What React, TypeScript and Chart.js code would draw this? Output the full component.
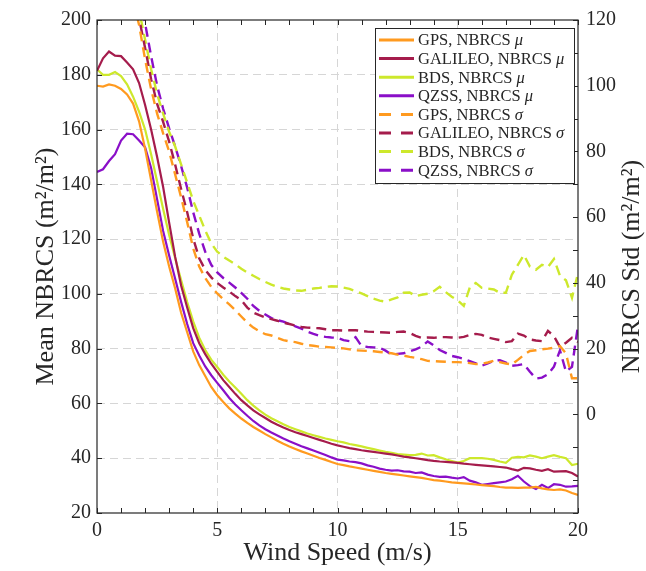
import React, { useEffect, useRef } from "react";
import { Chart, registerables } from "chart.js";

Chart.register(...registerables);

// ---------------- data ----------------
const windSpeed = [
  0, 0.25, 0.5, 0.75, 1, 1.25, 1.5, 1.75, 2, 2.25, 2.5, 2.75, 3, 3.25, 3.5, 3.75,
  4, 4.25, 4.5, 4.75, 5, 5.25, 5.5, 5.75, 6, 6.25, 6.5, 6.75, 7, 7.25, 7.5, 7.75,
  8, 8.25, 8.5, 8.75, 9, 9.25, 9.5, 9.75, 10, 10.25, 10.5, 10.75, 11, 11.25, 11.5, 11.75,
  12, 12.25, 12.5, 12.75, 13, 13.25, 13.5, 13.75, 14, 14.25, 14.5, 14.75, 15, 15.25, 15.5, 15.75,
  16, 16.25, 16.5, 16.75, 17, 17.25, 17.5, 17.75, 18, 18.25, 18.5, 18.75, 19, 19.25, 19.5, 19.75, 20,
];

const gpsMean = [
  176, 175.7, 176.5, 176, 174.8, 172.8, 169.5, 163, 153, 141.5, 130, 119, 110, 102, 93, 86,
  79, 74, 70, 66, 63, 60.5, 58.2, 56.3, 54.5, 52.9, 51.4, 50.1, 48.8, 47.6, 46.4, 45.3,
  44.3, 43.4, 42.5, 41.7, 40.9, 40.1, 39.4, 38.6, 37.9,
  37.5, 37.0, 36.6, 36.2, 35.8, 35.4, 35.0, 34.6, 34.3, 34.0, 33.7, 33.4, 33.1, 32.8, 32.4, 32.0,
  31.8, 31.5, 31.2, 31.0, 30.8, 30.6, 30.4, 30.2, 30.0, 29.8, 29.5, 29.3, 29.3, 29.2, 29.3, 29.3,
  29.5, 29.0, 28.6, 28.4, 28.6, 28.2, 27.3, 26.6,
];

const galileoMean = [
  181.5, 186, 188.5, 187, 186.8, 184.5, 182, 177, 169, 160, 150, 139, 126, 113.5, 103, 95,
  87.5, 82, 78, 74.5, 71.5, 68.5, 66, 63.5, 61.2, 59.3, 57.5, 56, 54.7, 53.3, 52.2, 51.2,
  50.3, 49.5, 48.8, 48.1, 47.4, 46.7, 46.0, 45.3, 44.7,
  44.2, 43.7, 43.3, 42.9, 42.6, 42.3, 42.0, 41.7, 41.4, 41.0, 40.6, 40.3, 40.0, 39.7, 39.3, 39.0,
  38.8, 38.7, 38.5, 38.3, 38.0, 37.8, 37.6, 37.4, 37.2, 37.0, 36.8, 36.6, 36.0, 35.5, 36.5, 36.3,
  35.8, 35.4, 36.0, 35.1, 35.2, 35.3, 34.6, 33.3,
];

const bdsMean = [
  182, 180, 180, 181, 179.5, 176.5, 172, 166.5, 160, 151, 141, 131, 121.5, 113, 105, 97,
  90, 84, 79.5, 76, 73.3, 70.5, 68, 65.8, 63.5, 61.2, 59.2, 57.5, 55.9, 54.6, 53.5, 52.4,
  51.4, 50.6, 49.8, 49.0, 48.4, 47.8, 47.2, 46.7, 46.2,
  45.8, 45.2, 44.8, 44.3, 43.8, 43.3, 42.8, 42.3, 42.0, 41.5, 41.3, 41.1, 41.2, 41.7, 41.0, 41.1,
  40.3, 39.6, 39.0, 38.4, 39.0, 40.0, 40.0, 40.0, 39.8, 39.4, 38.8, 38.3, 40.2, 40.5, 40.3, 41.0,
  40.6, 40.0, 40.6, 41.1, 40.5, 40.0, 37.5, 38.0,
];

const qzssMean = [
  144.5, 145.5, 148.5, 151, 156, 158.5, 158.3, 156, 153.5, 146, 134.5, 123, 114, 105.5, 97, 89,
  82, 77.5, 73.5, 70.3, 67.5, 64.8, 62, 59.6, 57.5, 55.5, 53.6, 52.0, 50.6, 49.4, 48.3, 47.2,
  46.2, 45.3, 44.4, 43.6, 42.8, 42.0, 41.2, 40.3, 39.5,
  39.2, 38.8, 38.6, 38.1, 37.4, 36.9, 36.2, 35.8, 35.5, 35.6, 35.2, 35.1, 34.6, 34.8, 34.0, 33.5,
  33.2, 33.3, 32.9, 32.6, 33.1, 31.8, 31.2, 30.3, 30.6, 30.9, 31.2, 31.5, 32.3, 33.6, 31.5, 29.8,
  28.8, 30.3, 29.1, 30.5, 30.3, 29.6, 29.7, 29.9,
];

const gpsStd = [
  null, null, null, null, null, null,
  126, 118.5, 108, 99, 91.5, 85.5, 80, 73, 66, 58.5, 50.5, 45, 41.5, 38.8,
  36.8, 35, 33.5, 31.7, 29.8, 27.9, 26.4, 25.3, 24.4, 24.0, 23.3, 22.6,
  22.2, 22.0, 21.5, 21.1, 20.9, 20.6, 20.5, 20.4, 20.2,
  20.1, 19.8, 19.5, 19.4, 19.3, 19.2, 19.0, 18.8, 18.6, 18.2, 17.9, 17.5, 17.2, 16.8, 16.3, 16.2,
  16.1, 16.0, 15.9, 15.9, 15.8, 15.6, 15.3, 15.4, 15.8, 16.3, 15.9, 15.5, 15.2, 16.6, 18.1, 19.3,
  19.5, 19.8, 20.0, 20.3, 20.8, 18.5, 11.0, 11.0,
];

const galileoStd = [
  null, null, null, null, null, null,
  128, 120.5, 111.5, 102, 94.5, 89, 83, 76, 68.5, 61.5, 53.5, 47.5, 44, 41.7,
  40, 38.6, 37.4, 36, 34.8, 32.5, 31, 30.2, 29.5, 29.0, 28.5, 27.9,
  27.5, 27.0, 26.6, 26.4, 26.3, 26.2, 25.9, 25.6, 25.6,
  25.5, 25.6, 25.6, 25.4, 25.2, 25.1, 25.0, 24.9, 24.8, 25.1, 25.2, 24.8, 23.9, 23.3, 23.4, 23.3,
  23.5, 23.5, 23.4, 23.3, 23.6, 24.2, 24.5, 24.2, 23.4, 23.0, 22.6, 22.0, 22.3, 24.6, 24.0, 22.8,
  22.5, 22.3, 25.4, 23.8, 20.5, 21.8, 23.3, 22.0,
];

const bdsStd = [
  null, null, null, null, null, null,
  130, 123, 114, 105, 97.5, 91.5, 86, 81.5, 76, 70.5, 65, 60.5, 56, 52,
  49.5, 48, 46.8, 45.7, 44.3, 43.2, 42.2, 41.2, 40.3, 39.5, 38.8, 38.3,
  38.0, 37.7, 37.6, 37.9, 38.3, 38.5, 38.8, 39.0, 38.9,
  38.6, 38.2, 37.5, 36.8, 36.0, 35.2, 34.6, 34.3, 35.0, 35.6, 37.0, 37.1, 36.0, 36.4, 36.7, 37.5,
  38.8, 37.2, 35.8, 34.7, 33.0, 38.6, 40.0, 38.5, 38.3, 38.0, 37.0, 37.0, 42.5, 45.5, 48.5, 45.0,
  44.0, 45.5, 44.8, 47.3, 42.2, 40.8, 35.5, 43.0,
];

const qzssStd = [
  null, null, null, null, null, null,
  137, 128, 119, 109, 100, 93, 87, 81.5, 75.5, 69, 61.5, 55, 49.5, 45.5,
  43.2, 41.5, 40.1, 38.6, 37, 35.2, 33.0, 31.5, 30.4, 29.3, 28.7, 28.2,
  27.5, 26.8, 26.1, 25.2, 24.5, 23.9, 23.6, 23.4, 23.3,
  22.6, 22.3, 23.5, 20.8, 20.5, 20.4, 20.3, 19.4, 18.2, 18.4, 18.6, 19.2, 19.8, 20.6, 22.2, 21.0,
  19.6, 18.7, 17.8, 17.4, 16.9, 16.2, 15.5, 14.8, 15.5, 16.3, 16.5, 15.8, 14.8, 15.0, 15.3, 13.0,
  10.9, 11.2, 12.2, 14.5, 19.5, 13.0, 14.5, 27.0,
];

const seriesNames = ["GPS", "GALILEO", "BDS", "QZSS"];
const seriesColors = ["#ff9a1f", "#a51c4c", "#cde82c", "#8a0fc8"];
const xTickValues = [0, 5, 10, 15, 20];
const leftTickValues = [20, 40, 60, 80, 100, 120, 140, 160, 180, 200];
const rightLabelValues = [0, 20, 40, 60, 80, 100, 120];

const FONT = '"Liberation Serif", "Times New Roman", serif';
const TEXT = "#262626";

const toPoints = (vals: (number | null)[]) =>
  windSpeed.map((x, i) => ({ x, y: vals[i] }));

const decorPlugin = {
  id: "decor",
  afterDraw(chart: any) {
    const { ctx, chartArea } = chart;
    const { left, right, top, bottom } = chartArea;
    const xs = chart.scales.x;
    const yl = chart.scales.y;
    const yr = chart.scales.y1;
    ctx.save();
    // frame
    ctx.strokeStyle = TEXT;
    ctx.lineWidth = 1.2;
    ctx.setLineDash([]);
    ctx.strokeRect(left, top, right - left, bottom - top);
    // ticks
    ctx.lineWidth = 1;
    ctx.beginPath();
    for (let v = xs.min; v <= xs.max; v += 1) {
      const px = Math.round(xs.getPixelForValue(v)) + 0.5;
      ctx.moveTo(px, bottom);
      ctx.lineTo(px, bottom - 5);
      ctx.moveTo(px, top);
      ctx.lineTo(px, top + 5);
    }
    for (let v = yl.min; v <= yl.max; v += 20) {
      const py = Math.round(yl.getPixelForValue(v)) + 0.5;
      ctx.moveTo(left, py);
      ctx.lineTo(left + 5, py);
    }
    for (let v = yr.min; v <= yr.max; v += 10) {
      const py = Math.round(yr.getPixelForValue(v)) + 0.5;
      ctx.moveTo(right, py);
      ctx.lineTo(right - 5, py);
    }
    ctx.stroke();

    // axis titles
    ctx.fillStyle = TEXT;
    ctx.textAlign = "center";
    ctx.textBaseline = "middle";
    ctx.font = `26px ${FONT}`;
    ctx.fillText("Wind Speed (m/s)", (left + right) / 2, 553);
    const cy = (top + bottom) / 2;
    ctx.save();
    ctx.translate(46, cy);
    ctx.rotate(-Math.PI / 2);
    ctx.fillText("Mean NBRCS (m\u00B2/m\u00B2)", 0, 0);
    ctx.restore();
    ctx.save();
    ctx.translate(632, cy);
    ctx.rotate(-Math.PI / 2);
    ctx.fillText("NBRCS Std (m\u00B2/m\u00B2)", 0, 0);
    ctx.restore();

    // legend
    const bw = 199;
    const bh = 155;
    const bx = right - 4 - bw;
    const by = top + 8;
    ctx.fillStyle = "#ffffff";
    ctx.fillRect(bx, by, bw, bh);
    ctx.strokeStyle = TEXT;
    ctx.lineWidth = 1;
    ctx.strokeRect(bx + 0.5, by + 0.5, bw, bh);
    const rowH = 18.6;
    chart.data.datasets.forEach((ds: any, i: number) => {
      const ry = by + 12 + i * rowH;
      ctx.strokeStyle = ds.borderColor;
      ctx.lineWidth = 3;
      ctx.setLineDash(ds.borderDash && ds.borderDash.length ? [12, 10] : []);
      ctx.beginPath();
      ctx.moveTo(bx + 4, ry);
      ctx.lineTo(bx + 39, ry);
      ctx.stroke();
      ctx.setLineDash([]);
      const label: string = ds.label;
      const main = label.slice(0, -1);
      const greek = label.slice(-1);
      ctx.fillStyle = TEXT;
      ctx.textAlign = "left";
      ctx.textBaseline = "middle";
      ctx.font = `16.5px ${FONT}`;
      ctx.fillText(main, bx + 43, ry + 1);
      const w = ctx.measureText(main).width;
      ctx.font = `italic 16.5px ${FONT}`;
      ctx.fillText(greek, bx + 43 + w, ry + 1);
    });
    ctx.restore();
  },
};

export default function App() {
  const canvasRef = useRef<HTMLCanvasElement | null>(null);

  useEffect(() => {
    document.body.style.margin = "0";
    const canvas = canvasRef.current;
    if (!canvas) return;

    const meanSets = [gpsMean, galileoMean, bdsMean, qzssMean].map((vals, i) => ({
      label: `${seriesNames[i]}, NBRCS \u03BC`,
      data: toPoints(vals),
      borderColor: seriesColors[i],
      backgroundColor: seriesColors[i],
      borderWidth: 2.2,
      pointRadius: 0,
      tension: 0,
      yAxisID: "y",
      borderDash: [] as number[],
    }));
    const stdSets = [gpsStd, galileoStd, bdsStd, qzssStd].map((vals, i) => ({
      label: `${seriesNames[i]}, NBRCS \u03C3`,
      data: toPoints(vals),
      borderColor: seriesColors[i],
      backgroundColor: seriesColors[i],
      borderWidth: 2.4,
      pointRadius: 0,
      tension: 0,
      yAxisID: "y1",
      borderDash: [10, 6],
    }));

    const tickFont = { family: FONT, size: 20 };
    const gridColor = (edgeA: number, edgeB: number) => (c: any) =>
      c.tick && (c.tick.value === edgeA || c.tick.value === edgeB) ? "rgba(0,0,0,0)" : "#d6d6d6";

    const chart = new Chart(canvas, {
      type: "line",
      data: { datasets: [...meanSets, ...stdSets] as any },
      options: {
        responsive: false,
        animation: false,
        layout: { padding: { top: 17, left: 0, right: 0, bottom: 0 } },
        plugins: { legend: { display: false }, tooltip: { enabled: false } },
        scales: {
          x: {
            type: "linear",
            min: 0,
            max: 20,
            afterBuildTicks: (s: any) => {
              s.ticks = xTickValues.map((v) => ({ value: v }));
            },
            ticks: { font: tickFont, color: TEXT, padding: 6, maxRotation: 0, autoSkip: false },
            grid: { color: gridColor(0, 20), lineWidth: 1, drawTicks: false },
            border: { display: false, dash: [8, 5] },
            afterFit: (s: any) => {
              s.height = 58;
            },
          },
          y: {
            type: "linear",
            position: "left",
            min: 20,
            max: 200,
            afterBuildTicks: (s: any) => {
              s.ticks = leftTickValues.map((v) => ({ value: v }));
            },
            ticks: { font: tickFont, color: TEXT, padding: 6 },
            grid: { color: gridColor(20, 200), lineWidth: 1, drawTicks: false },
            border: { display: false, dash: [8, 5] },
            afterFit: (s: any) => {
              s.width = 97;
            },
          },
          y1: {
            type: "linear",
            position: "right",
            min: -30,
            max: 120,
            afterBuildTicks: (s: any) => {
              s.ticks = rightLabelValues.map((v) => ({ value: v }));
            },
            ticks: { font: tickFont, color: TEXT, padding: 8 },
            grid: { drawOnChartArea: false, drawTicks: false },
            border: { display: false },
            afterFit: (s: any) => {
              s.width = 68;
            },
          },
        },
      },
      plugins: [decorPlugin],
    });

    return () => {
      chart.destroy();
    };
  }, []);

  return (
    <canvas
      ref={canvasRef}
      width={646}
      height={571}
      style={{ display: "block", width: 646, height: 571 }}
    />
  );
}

■ DESCRIPTION OF THE TASK
From the first line of the listing above, repeat every line through the one holding "Chart.register(...registerables);". Both ends count, and pictures stay out.

■ WRITTEN SOLUTION
What React, TypeScript and Chart.js code would draw this? Output the full component.
import React, { useEffect, useRef } from "react";
import { Chart, registerables } from "chart.js";

Chart.register(...registerables);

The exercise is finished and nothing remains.